Hay que imaginarse que en un futuro cercano, casi todas las relaciones humanas se producirán de manera virtual. No tocaremos, ni oleremos, ni besaremos a los hijos, novias o amigos. Todos nuestros encuentros sociales se producirán a través del ordenador gracias a unas gafas “robóticas” que nos trasladarán virtualmente a un espacio también virtual donde nos reuniremos con nuestros hijos, novias, amigos o compañeros de trabajo, naturalmente virtuales, que serán representados por lo que se llama “avatar”, una copia de nosotros mismos que diseñaremos, naturalmente en 3 dimensiones.
El invento es de Mark Zuckerberg, el fundador de Facebook, y según el magnate, el metaverso no busca ser un mundo de fantasía, sino una especie de realidad alternativa en la que podremos hacer las mismas cosas que hacemos hoy fuera de casa, pero sin movernos de la habitación de nuestra casa. Los creadores aseguran que podremos vivir más allá del Universo y que nos sentiremos realmente presentes tanto física como mentalmente. Pero no es verdad. Seguiremos en este planeta y no estaremos en otro Universo sino tumbados en el sofá de casa sin contacto físico alguno.
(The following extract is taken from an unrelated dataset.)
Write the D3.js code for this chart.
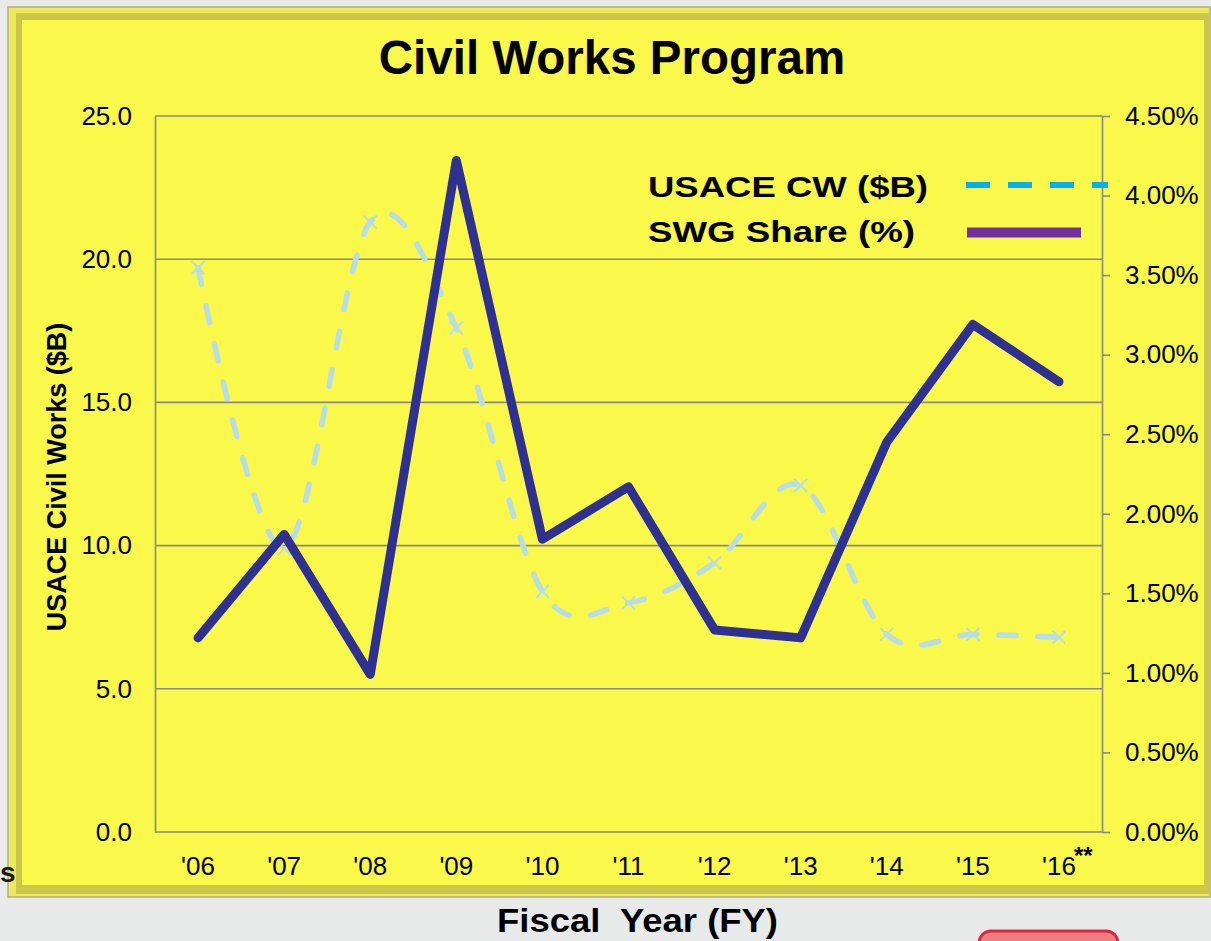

Aunque muchos lleguen a creérselo, esos que ahora se imaginan que hablan y ven a sus hijos, novias y amigos a través de Facebook o cualquier otra red social. Esos que a nadie ven y a nadie besan.
Porque nuestro entorno se llenará de personas, lugares, objetos que no existen y, sin embargo, a algunos les parecerán auténticos. Pasearemos por la orilla de una playa sin sentir la brisa del mar, ni sentir el calor del sol; comeremos en un restaurante de París, pero no degustaremos el foie (porque es virtual), sino el bocadillo de mortadela que nos hemos preparado y, los más sandungueros bailarán un vals con Scarlett Johansson en un lujoso salón vienés, cuando ni la vecina del quinto se deja invitar a un café. Todo será mentira. Una mentira virtual. Porque la realidad física no se puede emular.
En todo caso, se puede vivir en una realidad imaginaria como la que narra la película italiana “La vida es bella”, escrita, dirigida y protagonizada por Roberto Benigni, que salvo el histrionismo del actor en la empalagosa historia de amor con su mujer, a la que llama continuamente “princesa”, describe un emocionante episodio de resistencia a los nazis. Esa historia en la que una familia judía es encerrada en un campo de concentración y el padre es capaz de convencer a su hijo pequeño de que se trata de un juego, como si estuviera en un parque de atracciones. Quiere protegerle del horror, la tragedia y la muerte que le rodea. Y lo consigue. La inteligente manipulación de la realidad resulta ser un bello poema de amor paterno.
Pero nada tiene de poesía, a pesar de bautizarlo como “metaverso”, el último invento de Mark Zuckerberg. No tiene parangón con la realidad imaginaria de Benigni. Lo que busca el fundador de Facebook es ensanchar su imperio: engañarnos para robar a las personas su información personal y hacer otro negocio descomunal.
Es mejor, vivir como ahora: oler, tocar y besar a nuestros hijos novias o amigos. Y en el peor de los casos, intentar tomar un café con la vecina del quinto. Pero en una terraza del Retiro, a la sombra de un castaño de indias. No a través de un casco virtual.